Bayside Shakedown remains one of the earliest Japanese movies I've seen on the big screen many years back, and it remains one of my favourite police series for its addressing of politics within organizations, the varied crime case files the cops find themselves investigating, and of course the very likeable characters whose many quirks make them endearing. And how can anyone forget the pulsating theme tune and that end credit song as well? It's the whole package that turned me into a fan, at least for the film versions, enough for me to splurge on its pricey Japanese DVD editions.
Those into the Bayside Shakedown movies will come to realize that the film formula continues in this latest installment, with a sprawling narrative of little happenings that climax together at the finale, with comedy well balanced with drama and romance, which is again very strongly hinted at here, coupled with different police teams from Wangan Precinct of the Tokyo Metropolitan Police Department each handling their respective areas, and the constant tussle with the higher brass from both within the station, and the bureaucrats. Just as a tip of the iceberg, the film opens with a massive migration to a new premise which boasts state of the art anti-terrorism security measures, only for two cases to interrupt and distract our merry crew, resulting in a bold theft of three police handguns, which the perpetrators threaten to use if not for the release of a slew of criminals, hence the subtitle Let the Guys Loose.
Of course I won't dwell too much on that aspect of the narrative to keep surprises still under wraps. On the bureaucratic end, there's a new precinct chief for Wangan to be appointed and it's anyone's guess who that will be, a new liaison officer Seiichi Torikai (Shun Oguri) who makes an impact as a practitioner of servant leadership for his negotiation between land forces and the federal officers, only perhaps for this character to be extremely intriguing throughout because one's always not too sure where his loyalties are, and in some ways Shun Oguri excels in the role as the man who is more than meets the eye, who probably has his own hidden agenda and ambition to want to climb the ladder. Then there's the battle that Shinji Muroi (Toshiro Yanagiba) finds himself in as Assistant Commissioner pressured in the job not to do something morally right or to seek justice, but to do what is politically right to one's career. Which sort of reflects real world sentiments on how the higher one goes, job skill sets are likely to be out the window in exchange for how well politics gets played, and this is found in abundance especially in each of Muroi's scene where a roundtable of top brass is nothing more than everyone coming together to push their individual agendas to look good.

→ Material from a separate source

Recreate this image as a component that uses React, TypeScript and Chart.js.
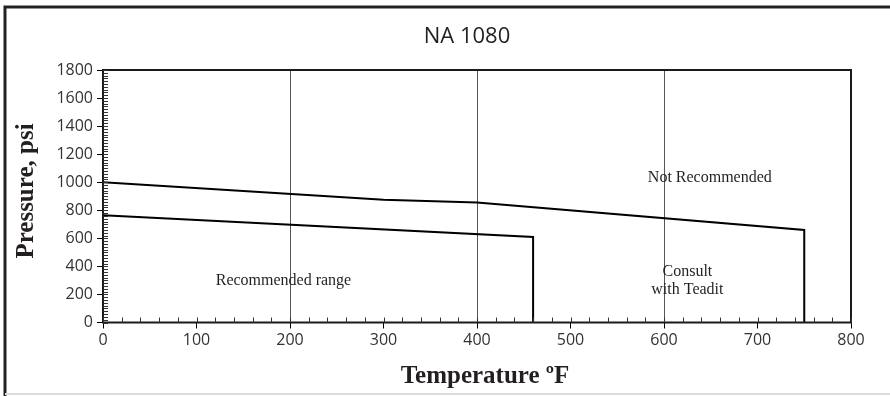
import { useEffect, useRef } from "react";
import { Chart, registerables } from "chart.js";
Chart.register(...registerables);

const chartTitle = "NA 1080";
const xTitle = "Temperature ºF";
const yTitle = "Pressure, psi";

const upperTemp = [0, 300, 400, 750, 750];
const upperPress = [1000, 875, 855, 660, 0];
const lowerTemp = [0, 460, 460];
const lowerPress = [765, 610, 0];

const gridTemps = [200, 400, 600];
const labelTexts = ["Recommended range", "Not Recommended", "Consult", "with Teadit"];
const labelTemps = [193, 649, 625, 625];
const labelPress = [300, 1032, 361, 232];

const X_MIN = 0, X_MAX = 800, X_STEP = 100, X_MINOR = 20;
const Y_MIN = 0, Y_MAX = 1800, Y_STEP = 200, Y_MINOR = 20;

const decorPlugin = {
  id: "decor",
  beforeDraw(chart: any) {
    const ctx = chart.ctx;
    ctx.save();
    ctx.fillStyle = "#fff";
    ctx.fillRect(0, 0, chart.width, chart.height);
    ctx.restore();
  },
  afterDraw(chart: any) {
    const ctx = chart.ctx;
    const a = chart.chartArea;
    const xs = chart.scales.x;
    const ys = chart.scales.y;
    ctx.save();
    // outer frame
    ctx.strokeStyle = "#222";
    ctx.lineWidth = 3;
    ctx.beginPath();
    ctx.moveTo(5, chart.height + 2);
    ctx.lineTo(5, 7);
    ctx.lineTo(chart.width + 2, 7);
    ctx.stroke();
    ctx.strokeStyle = "#ddd";
    ctx.lineWidth = 2;
    ctx.beginPath();
    ctx.moveTo(5, chart.height - 2);
    ctx.lineTo(chart.width, chart.height - 2);
    ctx.stroke();
    // plot frame
    ctx.strokeStyle = "#1a1a1a";
    ctx.lineWidth = 2;
    ctx.strokeRect(a.left, a.top, a.right - a.left, a.bottom - a.top);
    // minor ticks
    ctx.strokeStyle = "#333";
    ctx.lineWidth = 1;
    ctx.beginPath();
    for (let v = Y_MIN; v <= Y_MAX; v += Y_MINOR) {
      const y = Math.round(ys.getPixelForValue(v)) + 0.5;
      ctx.moveTo(a.left, y);
      ctx.lineTo(a.left + 5, y);
    }
    for (let v = X_MIN; v <= X_MAX; v += X_MINOR) {
      const x = Math.round(xs.getPixelForValue(v)) + 0.5;
      ctx.moveTo(x, a.bottom);
      ctx.lineTo(x, a.bottom - 5);
    }
    ctx.stroke();
    // title
    ctx.fillStyle = "#231f20";
    ctx.font = "22px 'Open Sans'";
    ctx.textAlign = "center";
    ctx.textBaseline = "middle";
    ctx.fillText(chartTitle, 467, 37);
    // axis titles
    ctx.font = "bold 25px 'Liberation Serif'";
    ctx.fillText(xTitle, 485, 377);
    ctx.save();
    ctx.translate(27, 191);
    ctx.rotate(-Math.PI / 2);
    ctx.fillText(yTitle, 0, 0);
    ctx.restore();
    // annotations
    ctx.font = "16px 'Liberation Serif'";
    for (let i = 0; i < labelTexts.length; i++) {
      ctx.fillText(labelTexts[i], xs.getPixelForValue(labelTemps[i]), ys.getPixelForValue(labelPress[i]));
    }
    ctx.restore();
  },
};

export default function App() {
  const ref = useRef<HTMLCanvasElement>(null);
  useEffect(() => {
    const canvas = ref.current!;
    const toPts = (xs: number[], ys: number[]) => xs.map((x, i) => ({ x, y: ys[i] }));
    const tickFont = { family: "'Open Sans'", size: 16 };
    const chart = new Chart(canvas, {
      type: "line",
      data: {
        datasets: [
          {
            data: toPts(upperTemp, upperPress),
            borderColor: "#000",
            borderWidth: 2,
            pointRadius: 0,
            tension: 0,
            fill: false,
          },
          {
            data: toPts(lowerTemp, lowerPress),
            borderColor: "#000",
            borderWidth: 2,
            pointRadius: 0,
            tension: 0,
            fill: false,
          },
        ],
      },
      options: {
        responsive: false,
        animation: false,
        events: [],
        layout: { padding: { left: 0, top: 70, right: 39, bottom: 0 } },
        plugins: { legend: { display: false }, title: { display: false }, tooltip: { enabled: false } },
        scales: {
          x: {
            type: "linear",
            min: X_MIN,
            max: X_MAX,
            afterFit: (s: any) => { s.height = 73.5; },
            ticks: {
              stepSize: X_STEP,
              color: "#333",
              font: tickFont,
              padding: 2,
              maxRotation: 0,
              callback: (v: any) => String(v),
            },
            grid: {
              color: (c: any) => (gridTemps.includes(c.tick?.value) ? "#555" : "rgba(0,0,0,0)"),
              lineWidth: 1,
              drawTicks: true,
              tickLength: 6,
              tickColor: "#000",
              tickWidth: 1,
            },
            border: { display: false },
          },
          y: {
            type: "linear",
            min: Y_MIN,
            max: Y_MAX,
            afterFit: (s: any) => { s.width = 103; },
            ticks: {
              stepSize: Y_STEP,
              color: "#333",
              font: tickFont,
              padding: 4,
              callback: (v: any) => String(v),
            },
            grid: {
              drawOnChartArea: false,
              drawTicks: true,
              tickLength: 6,
              tickColor: "#000",
              tickWidth: 1,
            },
            border: { display: false },
          },
        },
      },
      plugins: [decorPlugin],
    });
    return () => chart.destroy();
  }, []);
  return (
    <div style={{ position: "fixed", left: 0, top: 0, width: 890, height: 396 }}>
      <canvas ref={ref} width={890} height={396} style={{ display: "block" }} />
    </div>
  );
}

While that aspect of the story is what makes Bayside Shakedown a unique cops and robbers series, one cannot detract oneself from the star of the show. Yuji Oda as Shunsaku Aoshima the lead protagonist may have piled on a few more wrinkles on his boyish face, but it just means it's been such a long hiatus since we last saw him and the rest of the Wangan crew. As Section Chief now in charge of the relocation, he has plenty going on for him with a health screening that turned out for the worst, having to oversee the move of the station, an unsaid romantic dalliance with fellow colleague Sumire Onda (Eri Fukatsu) in a superbly shot sequence set to tug at your heartstrings and yet frustrate you when they fall back into restraint, an understudy in Mr Waku's nephew Shinjiro Waku (Atsushi Ito) who often quotes pearls of wisdom from his uncle's diary, and of course to seek out the thieves who had stolen his handgun from the new station armoury, as well as his misplaced iconic green overcoat. Talk about pressure!
The sprawling story also has the introduction of new characters (to me at least following only the film series) and the reintroduction of old ones who make very welcome appearances and surprises to say the least, and the sprawling tale also got itself updated to today's technology with the advent of very tech-savvy criminals who straddle both the internet world and the real world with very skillful social engineering capabilities, of misguided and easily manipulated youths who do not hesitate to resort to violence and threats to see their demands met, boiling down to good old detective legwork of the precinct beat cops who walk the talk rather than those who just talk the talk. There's also a slight cautionary subplot about the over-reliance of technology so much so that improper design could lead to detrimental results, leading to both a gripping and hilarious finale, as always.
Stay tuned for the coda at the end of the credits, because hopefully, just hopefully, we can get another film installment sometime soon. Definitely highly recommended, coming from a firm fan, and for non-fans you'll probably be converts soon enough to try and dig into past episodes to find out more about the shenanigans that happen in and around the jurisdiction of Wangan. Don't miss this!